There is also the unavoidable regulatory layer. Many operators eye large rural sites and assume distance equals simplicity. It does not. Filming across extensive farm blocks can nudge operations toward BVLOS-style thinking even when the mission remains firmly within legal visual-line constraints. That distinction matters. The Inspire 3 encourages ambitious shot design because it is capable enough to make long, elegant movements feel easy. The discipline lies in remembering that capability does not erase operational boundaries. In complex terrain, especially where valleys and ridges interrupt visibility, you need route design that respects both the aircraft’s strengths and the physical limits of the site.
That is why the best Inspire 3 field work often looks calm from the outside. The crew has already solved the hard questions. Where does the terrain steal line of sight? Which field edges are likely to hold birds or deer at first light? Where can the pilot reposition without contaminating the audio environment for ground pickups? When should the team prioritize a low pass for texture, and when should they climb for spatial context? None of those decisions are glamorous, but together they determine whether the aircraft functions like a cinema tool or just an expensive camera in the sky.
If you are planning a similar production and want a second opinion on route design, sensor strategy, or field logistics, you can message the operations desk here.
One thing I appreciate about the Inspire 3 in agricultural environments is that it does not force a false choice between image quality and operational control. That balance is harder to achieve than most spec comparisons suggest. In complex fields, image quality is not just resolution or color depth. It is the ability to hold a movement through changing terrain without introducing uncertainty. It is the confidence to maintain a planned reveal over a ridge because the link remains trustworthy. It is the ability to pause, reassess, swap batteries quickly, and launch again before the atmosphere that made the shot worthwhile disappears.
That morning, after the deer crossed and the pheasants broke upward, we held position, reset the path, and flew the line again with a slightly wider offset from the drainage edge. The revised move was better. It preserved the contour of the valley, kept the hedgerow readable, and reduced disturbance in the wildlife corridor. That small adjustment sums up what serious Inspire 3 work in the field actually looks like. Not brute forcing the original plan. Not pretending the site will bend to the storyboard. Reading the ground, adapting the route, and using the aircraft’s strengths—O3 transmission, hot-swap battery continuity, secure AES-256 workflow—to stay precise under pressure.

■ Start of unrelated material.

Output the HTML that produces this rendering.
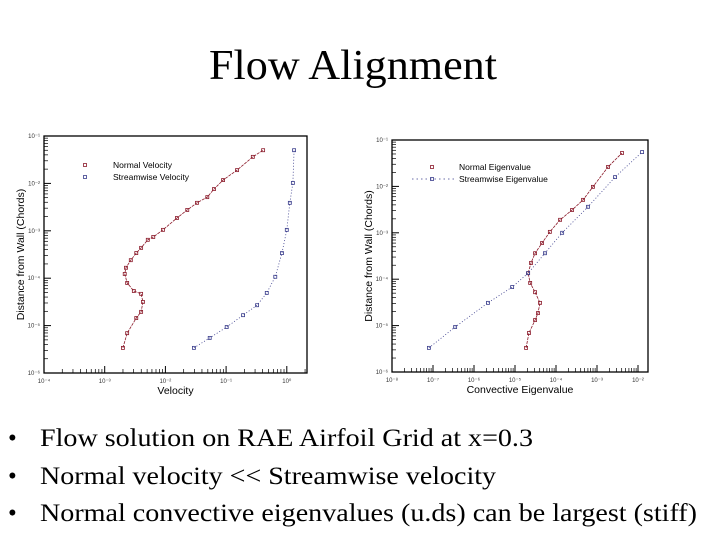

For operators filming fields in complex terrain, that is the real story. The Inspire 3 is not simply a platform for dramatic aerials. It is a tool for making better decisions in dynamic landscapes. When the land folds, the signal path gets tricky, wildlife enters the frame, and the light starts to slip, capability only matters if it improves judgment. In that respect, the aircraft proves itself not in the easy passes over flat acreage, but in the difficult sections where the terrain pushes back.
And that is where the footage starts to feel honest.